Travis Kalanick (Photo by Evan Agostini/Invision/AP, File)

Travis Kalanick (Photo by Evan Agostini/Invision/AP, File)

Changing norms

Ann Skeet

Ann Skeet is the director of Leadership Ethics at the Markkula Center for Applied Ethics.  Views are her own.

Changes in law happen at a precise moment in time—when a legislature acts or a court decides.  Changes in ethics are harder to pinpoint.  How do we know norms, providing context for ethical decision-making, are changing?  In part we can tell by what is tolerated in society, even when it’s not considered acceptable broadly. People in leadership positions have influence by virtue of their roles to cue others about what is acceptable at a given point in time.  There is no doubt these people are sending different cues now than those provided just a few years ago. 

Previously, I could not have imagined a state legislator in any state saying of another that he was going to “put a bullet in your head” or “get you on the way to your car,” but such comments were reportedly heard between legislators within the same political (Democratic) party in Texas just a few weeks ago.  Nor would I predict that a member of congress could get elected following an act leading to a guilty plea for assaulting a reporter on the eve of the vote.  But this how Mr. Gianforte, a Republican from Montana, goes to Washington. 

Several years ago, I could not have imagined a board failing to remove a CEO filmed berating an employee in the way Travis Kalanick did, even a private company where the CEO is the majority stockholder. Kalanick finally stepped down Tuesday after a shareholder revolt, but the Uber board seemed to ignore evidence of leadership issues that had been occurring for some time. Board members unseating founders once they have exceeded their limitations is a storyline in many successful, long-lasting, and profitable companies, but it was not the case at Uber. 

We can look back at legal decisions made decades ago and consider them now unethical because norms around, for example, civil rights, individual rights, and corporations’ roles in communities, change over time.  Case law is reviewed and new laws made so the laws of the land catch up with the ethics of the day, though often laws are still considered baseline behavior; following them will prevent punishment, but not necessarily lead to actions considered ethical.  

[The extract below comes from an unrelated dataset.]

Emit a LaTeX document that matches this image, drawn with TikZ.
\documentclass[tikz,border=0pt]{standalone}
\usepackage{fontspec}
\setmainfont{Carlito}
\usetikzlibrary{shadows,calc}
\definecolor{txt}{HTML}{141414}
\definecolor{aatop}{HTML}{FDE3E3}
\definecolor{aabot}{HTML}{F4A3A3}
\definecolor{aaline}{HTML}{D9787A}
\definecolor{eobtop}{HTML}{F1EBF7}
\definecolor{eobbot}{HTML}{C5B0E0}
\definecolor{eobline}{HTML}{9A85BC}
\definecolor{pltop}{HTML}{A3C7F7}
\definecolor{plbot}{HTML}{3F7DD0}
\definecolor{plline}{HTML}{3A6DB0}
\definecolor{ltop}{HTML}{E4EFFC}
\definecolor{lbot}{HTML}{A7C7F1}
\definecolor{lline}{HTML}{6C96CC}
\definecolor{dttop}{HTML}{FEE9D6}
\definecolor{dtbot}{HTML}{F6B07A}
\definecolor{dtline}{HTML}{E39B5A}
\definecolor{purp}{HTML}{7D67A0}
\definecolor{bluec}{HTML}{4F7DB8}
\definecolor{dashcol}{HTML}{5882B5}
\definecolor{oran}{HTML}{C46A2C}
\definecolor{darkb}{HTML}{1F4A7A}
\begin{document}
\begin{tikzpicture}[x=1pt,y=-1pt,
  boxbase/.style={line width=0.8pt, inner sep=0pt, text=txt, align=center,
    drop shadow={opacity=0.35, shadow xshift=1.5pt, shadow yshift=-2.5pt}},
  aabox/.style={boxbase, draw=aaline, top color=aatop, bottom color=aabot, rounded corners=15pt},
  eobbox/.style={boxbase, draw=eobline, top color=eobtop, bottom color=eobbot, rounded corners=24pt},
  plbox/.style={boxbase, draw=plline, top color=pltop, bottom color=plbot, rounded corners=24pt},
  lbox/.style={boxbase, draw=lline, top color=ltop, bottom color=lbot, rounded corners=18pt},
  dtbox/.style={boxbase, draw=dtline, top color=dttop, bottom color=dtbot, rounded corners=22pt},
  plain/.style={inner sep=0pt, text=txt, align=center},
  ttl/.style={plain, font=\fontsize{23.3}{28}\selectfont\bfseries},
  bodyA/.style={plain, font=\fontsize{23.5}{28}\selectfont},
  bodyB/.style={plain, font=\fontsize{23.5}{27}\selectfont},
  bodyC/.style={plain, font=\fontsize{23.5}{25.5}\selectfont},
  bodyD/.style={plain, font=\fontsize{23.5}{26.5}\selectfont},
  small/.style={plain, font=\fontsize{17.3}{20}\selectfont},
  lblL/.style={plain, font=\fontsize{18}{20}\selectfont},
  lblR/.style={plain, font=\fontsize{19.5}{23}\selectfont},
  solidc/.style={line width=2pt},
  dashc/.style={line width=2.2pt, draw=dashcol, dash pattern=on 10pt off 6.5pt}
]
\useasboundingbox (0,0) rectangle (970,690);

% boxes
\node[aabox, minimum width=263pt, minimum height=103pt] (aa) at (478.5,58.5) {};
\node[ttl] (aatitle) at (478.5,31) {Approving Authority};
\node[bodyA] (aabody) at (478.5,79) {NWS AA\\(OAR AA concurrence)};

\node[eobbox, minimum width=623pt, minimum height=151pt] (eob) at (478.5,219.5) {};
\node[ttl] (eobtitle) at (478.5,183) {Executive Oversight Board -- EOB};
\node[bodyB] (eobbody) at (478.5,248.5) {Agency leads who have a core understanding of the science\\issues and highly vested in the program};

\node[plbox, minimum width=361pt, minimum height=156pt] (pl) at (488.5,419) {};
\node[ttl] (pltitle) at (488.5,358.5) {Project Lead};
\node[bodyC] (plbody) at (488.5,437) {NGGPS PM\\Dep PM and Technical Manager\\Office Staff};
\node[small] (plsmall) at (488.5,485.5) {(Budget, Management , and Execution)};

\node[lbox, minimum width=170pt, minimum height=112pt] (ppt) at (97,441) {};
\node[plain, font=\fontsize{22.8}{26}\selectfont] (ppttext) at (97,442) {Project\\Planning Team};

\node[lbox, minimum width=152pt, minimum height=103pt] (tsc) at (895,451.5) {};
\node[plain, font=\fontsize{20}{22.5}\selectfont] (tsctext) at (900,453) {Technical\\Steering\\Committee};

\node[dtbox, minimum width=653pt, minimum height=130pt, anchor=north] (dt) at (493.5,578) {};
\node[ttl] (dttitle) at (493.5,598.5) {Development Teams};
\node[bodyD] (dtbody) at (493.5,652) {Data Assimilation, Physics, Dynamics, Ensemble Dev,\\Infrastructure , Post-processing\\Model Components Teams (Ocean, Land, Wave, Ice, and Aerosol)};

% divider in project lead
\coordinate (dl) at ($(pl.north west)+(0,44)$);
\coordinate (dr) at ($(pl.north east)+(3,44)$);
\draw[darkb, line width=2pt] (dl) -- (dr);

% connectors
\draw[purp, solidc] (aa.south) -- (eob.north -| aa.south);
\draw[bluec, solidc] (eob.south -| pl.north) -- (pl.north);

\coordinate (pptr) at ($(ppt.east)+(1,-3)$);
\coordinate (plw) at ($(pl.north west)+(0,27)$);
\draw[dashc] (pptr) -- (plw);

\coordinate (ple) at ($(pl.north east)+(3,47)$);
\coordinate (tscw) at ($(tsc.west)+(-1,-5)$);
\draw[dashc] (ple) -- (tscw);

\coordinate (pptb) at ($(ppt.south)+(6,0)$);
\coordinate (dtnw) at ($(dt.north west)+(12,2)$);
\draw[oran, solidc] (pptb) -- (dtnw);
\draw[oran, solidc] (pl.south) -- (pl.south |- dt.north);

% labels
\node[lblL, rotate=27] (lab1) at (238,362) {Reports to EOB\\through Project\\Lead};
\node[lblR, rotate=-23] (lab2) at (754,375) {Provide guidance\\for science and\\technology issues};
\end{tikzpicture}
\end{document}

Can we say now that ethical leadership is enough?  If norms are changing dramatically and quickly, people in influential roles clearly feel they can behave differently than they could in public life not many months ago.  Scholars and pundits can cite the deep divisiveness of the 2016 U.S. presidential campaign and tone at the top of corporations as bellwethers for ethical behavior.  If such divisiveness leads to people acting immorally in the name of their point of view then this is not   leadership.  

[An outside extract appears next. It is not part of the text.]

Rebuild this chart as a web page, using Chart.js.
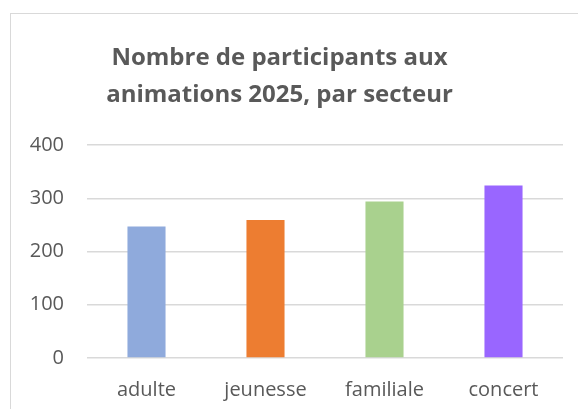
<!DOCTYPE html>
<html lang="fr">

<head>
  <meta charset="UTF-8" />
  <title>Participants aux animations 2025</title>
  <style>
    body {
      margin: 0;
      background: #ffffff;
      overflow: hidden;
    }

    .frame {
      position: absolute;
      left: 10px;
      top: 13px;
      width: 600px;
      height: 420px;
      border: 1px solid #d9d9d9;
    }

    .frame canvas {
      display: block;
    }
  </style>
</head>

<body>
  <div class="frame">
    <canvas id="chart" width="567" height="395"></canvas>
  </div>

  <script src="https://cdn.jsdelivr.net/npm/chart.js"></script>
  <script>
    // categories and values
    const secteurs = ['adulte', 'jeunesse', 'familiale', 'concert'];
    const participants = [247, 259, 294, 324];
    const barColors = ['#8faadc', '#ed7d31', '#a9d18e', '#9966ff'];
    const titleLines = ['Nombre de participants aux', 'animations 2025, par secteur'];

    // Excel centres the title a little left of the canvas middle
    const shiftTitle = {
      id: 'shiftTitle',
      afterLayout(chart) {
        if (chart.titleBlock) chart.titleBlock.right -= 15;
      }
    };

    new Chart(document.getElementById('chart'), {
      type: 'bar',
      data: {
        labels: secteurs,
        datasets: [{
          data: participants,
          backgroundColor: barColors,
          categoryPercentage: 1,
          barPercentage: 0.32
        }]
      },
      options: {
        responsive: false,
        animation: false,
        layout: {
          padding: { left: 0, right: 15, top: 0, bottom: 0 }
        },
        plugins: {
          legend: { display: false },
          tooltip: { enabled: false },
          title: {
            display: true,
            text: titleLines,
            color: '#595959',
            font: { family: 'Open Sans', size: 24, weight: 'bold', lineHeight: '37px' },
            padding: { top: 26, bottom: 31 }
          }
        },
        scales: {
          x: {
            afterFit(scale) { scale.height = 51; },
            grid: { display: false, drawTicks: false },
            border: { display: false },
            ticks: {
              color: '#595959',
              font: { family: 'Open Sans', size: 20 },
              padding: 20
            }
          },
          y: {
            min: 0,
            max: 400,
            afterFit(scale) { scale.width = 76; },
            grid: { color: '#d9d9d9', lineWidth: 1.5, drawTicks: false },
            border: { display: false },
            ticks: {
              stepSize: 100,
              color: '#595959',
              font: { family: 'Open Sans', size: 20 },
              padding: 23
            }
          }
        }
      },
      plugins: [shiftTitle]
    });
  </script>
</body>

</html>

Perhaps the call for ethical leadership is not enough.  Perhaps we should settle for nothing short of moral leadership.  I define moral leaders as people in influential roles who are at ease with the notion of right and wrong and people who understand the power of their example.  While what is considered ethical can shift with context and be defined within traditions and professions, moral behavior describes actions that are considered right, in a binary right-wrong selection pool.  For example, shooting people practicing for a baseball game would be simply wrong. 

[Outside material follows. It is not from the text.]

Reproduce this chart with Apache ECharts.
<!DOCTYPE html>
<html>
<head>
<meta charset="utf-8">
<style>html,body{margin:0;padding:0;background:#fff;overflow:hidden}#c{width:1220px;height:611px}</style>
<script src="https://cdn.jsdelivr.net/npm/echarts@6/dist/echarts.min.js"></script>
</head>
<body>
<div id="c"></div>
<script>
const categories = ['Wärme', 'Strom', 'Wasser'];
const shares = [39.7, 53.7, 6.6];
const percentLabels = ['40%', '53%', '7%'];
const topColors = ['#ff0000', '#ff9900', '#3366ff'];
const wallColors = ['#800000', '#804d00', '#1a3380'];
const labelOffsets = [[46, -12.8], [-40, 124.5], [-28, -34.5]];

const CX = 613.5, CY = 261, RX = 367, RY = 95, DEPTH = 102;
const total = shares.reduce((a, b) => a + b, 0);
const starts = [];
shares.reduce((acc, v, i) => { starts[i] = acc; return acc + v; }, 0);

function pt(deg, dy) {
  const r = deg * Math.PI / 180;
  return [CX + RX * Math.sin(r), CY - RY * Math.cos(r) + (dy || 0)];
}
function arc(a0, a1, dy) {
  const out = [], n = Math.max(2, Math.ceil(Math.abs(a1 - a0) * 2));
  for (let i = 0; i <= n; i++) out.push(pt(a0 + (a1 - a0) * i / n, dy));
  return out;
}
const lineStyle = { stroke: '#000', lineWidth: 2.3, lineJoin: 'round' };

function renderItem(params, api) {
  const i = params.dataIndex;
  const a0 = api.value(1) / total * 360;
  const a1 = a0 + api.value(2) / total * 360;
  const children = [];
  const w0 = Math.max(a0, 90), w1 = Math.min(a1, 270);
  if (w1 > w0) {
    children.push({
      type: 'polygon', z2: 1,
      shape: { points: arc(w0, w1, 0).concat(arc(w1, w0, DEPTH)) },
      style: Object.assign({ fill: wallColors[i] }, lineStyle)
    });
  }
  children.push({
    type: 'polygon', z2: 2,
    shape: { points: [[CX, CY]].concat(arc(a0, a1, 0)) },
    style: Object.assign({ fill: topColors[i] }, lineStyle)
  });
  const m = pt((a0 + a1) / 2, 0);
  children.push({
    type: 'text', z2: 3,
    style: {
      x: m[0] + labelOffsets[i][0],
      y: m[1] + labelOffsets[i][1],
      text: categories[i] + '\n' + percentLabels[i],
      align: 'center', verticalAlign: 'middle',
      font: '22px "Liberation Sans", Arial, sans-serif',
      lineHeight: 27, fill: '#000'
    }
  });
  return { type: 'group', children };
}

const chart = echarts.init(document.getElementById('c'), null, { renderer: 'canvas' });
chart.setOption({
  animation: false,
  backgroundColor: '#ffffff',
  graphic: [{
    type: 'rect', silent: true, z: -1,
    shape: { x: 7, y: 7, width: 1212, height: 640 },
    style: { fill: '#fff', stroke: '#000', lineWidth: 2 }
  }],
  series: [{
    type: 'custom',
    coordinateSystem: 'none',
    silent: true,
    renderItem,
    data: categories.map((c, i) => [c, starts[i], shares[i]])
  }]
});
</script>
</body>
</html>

In his Pulitzer Prize-winning book, Lives of Moral Leadership, written almost a generation ago in 2000, Robert Coles said: 

We need heroes, people who can inspire us, help shape us morally, spur us on to purposeful action—and from time to time we are called on to be those heroes, leaders for others, either in a small, day-to-day way, or on the world's larger stage. At this time in America, and in the rest of the world, we seem to need moral leadership especially, but the need for moral inspiration is ever present.

Nearly twenty years later, this is still true.